Most of what is viewed as "The American Dream" was indeed an unsustainable and overinflated dream, built on debt and fraud.

But yeah, the rich get richer and the poor get poorer. (At least, relative to each other.) That's kind of the point of technology. But all the while, the baseline the poor live at does rise quite a bit above what had come before.

Our parents and grandparents may have been able to buy a house, but it was half the size (or less) of what most people would consider to be a resonably sized house today. And their houses weren't packed with appliances and gizmos for every need.

They may have been able to buy a car, but it would have lacked so many features and required so much maintenance, for a company to produce such a car today would be considered negligent to the point of being worthless.

They may have had pensions, but those pensions were built on debt and lies, and today we're seeing the pensions have very little to actually back them up. (In other words, they really didn't really have legit pensions.)

They may have been able to afford kids, but they didn't spend hardly anything on them compared to what people today seem to think they "have to" spend on their kids.

They may have been able to retire, but part of that was larger communities and several generations living very near each other or even in the same house.
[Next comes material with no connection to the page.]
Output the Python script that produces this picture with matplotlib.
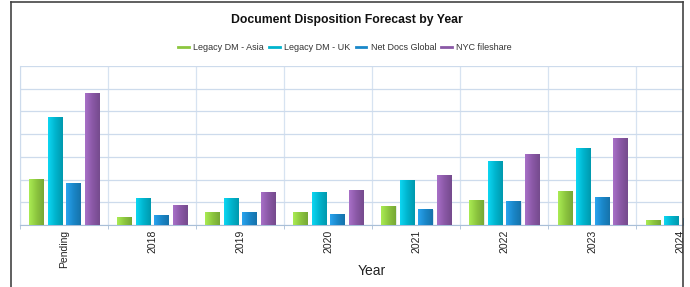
import numpy as np
import matplotlib
matplotlib.use("Agg")
import matplotlib.pyplot as plt
from matplotlib.lines import Line2D
from matplotlib.colors import LinearSegmentedColormap, to_rgb

plt.rcParams['font.family'] = ['Liberation Sans', 'DejaVu Sans']

# data (gridline units)
years = ['Pending', '2018', '2019', '2020', '2021', '2022', '2023', '2024']
series_names = ['Legacy DM - Asia', 'Legacy DM - UK', 'Net Docs Global', 'NYC fileshare']
asia = [2.00, 0.35, 0.56, 0.56, 0.83, 1.10, 1.49, 0.22]
uk = [4.74, 1.17, 1.17, 1.43, 1.96, 2.81, 3.38, 0.38]
net_docs = [1.83, 0.44, 0.53, 0.48, 0.67, 1.04, 1.20, 0.30]
nyc = [5.79, 0.88, 1.43, 1.54, 2.19, 3.11, 3.82, 0.60]
colors = ['#8cc63f', '#00b4cd', '#1a87c9', '#8a58a6']

fig = plt.figure(figsize=(6.9, 2.87), dpi=100)
ax = fig.add_axes([20 / 690, 1 - 225 / 287, 663 / 690, 159 / 287])

x = np.arange(len(years))
bw = 0.16
step = 0.21
all_series = [asia, uk, net_docs, nyc]
for i, (vals, c) in enumerate(zip(all_series, colors)):
    bars = ax.bar(x + (i - 1.5) * step, vals, bw, color=c, edgecolor='#e8eef4',
                  linewidth=0.6, zorder=3)
    # simple left-to-right gradient on each bar
    rgb = np.array(to_rgb(c))
    cmap = LinearSegmentedColormap.from_list(
        'g', [np.clip(rgb * 1.12 + 0.05, 0, 1), rgb, rgb * 0.85])
    grad = np.linspace(0, 1, 32).reshape(1, -1)
    for b in bars:
        x0, y0 = b.get_x(), b.get_y()
        ax.imshow(grad, cmap=cmap, aspect='auto', zorder=3.5,
                  extent=[x0, x0 + b.get_width(), y0, y0 + b.get_height()])

ax.set_xlim(-0.5, 7.03)
ax.set_ylim(0, 7)

ax.set_xticks(x)
ax.set_xticklabels(years, rotation=90, fontsize=7.5, color='#222222')
ax.set_xticks(x - 0.5, minor=True)
ax.tick_params(axis='x', which='major', length=0, pad=3.5)
ax.tick_params(axis='x', which='minor', length=3, color='#a9bfd8')
ax.set_yticks(np.arange(0, 8))
ax.tick_params(axis='y', labelleft=False, length=0)
ax.grid(True, axis='y', color='#cddbec', linewidth=0.9, zorder=0)
ax.grid(True, axis='x', which='minor', color='#d7e3f1', linewidth=0.9, zorder=0)
ax.grid(False, axis='x', which='major')
for s in ['top', 'right']:
    ax.spines[s].set_visible(False)
ax.spines['left'].set_color('#cddbec')
ax.spines['bottom'].set_color('#a9bfd8')

ax.set_xlabel('Year', fontsize=10, color='#222222', labelpad=-3, x=0.53)

fig.text(0.503, 0.93, 'Document Disposition Forecast by Year', ha='center',
         va='center', fontsize=8.8, fontweight='bold', color='#111111')

handles = [Line2D([], [], color=c, linewidth=2) for c in colors]
fig.legend(handles, series_names, loc='center', bbox_to_anchor=(0.50, 0.833),
           ncol=4, frameon=False, fontsize=6.5, handlelength=1.2,
           handletextpad=0.45, columnspacing=0.6, labelcolor='#333333')

# outer panel frame
fig.add_artist(Line2D([11 / 690, 11 / 690], [0, 1 - 2 / 287], color='#444444', lw=1.2))
fig.add_artist(Line2D([11 / 690, 683 / 690], [1 - 2 / 287, 1 - 2 / 287], color='#444444', lw=1.2))
fig.add_artist(Line2D([683 / 690, 683 / 690], [0, 1 - 2 / 287], color='#444444', lw=1.2))

fig.savefig('out.png', dpi=100)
There was no expensive health care because the healthcare industry had very little to offer anyone. There was no huge retirement community expenses because granny lived with the family and everyone chipped in to take care of her.

They may have been able to get a job, but only half the population was able to get a job. And no, most of the jobs didn't have benefits.

Overall, my point is many people have an overblown perspective of how good the past is or what normal is supposed to be. Today's standards of living may be seing stagnation - or even a bit of a backslide - but I don't think it's all that worrisome or oppressive in the grand scheme of things. Rather, our expectations what standards of living "should" be are a bit unrealistic.

You may see this and claim that I've drunked thE Kool-Aid or something and been brainwashed by this article and simialr media. I would counter that I think you've been brainwashed by movies, TV, and Facebook into thinking everyone is supposed to have respectable homes, solid jobs with bennies, and financial security. Very few people ever actually have that kind of life.

1 comments

I think you do yourself a tremendous disservice by ignoring the actual numbers associated with the generational wealth disparity on display here.

We aren't talking a small backslide. Who gives a fuck if your fridge can make ice if you can't afford to buy a place to keep your fridge.

>I think you've been brainwashed by movies, TV, and Facebook into thinking everyone is supposed to have respectable homes, solid jobs with bennies, and financial security. Very few people ever actually have that kind of life.

No, the middle class most assuredly did have that kind of life. That's what made them middle class.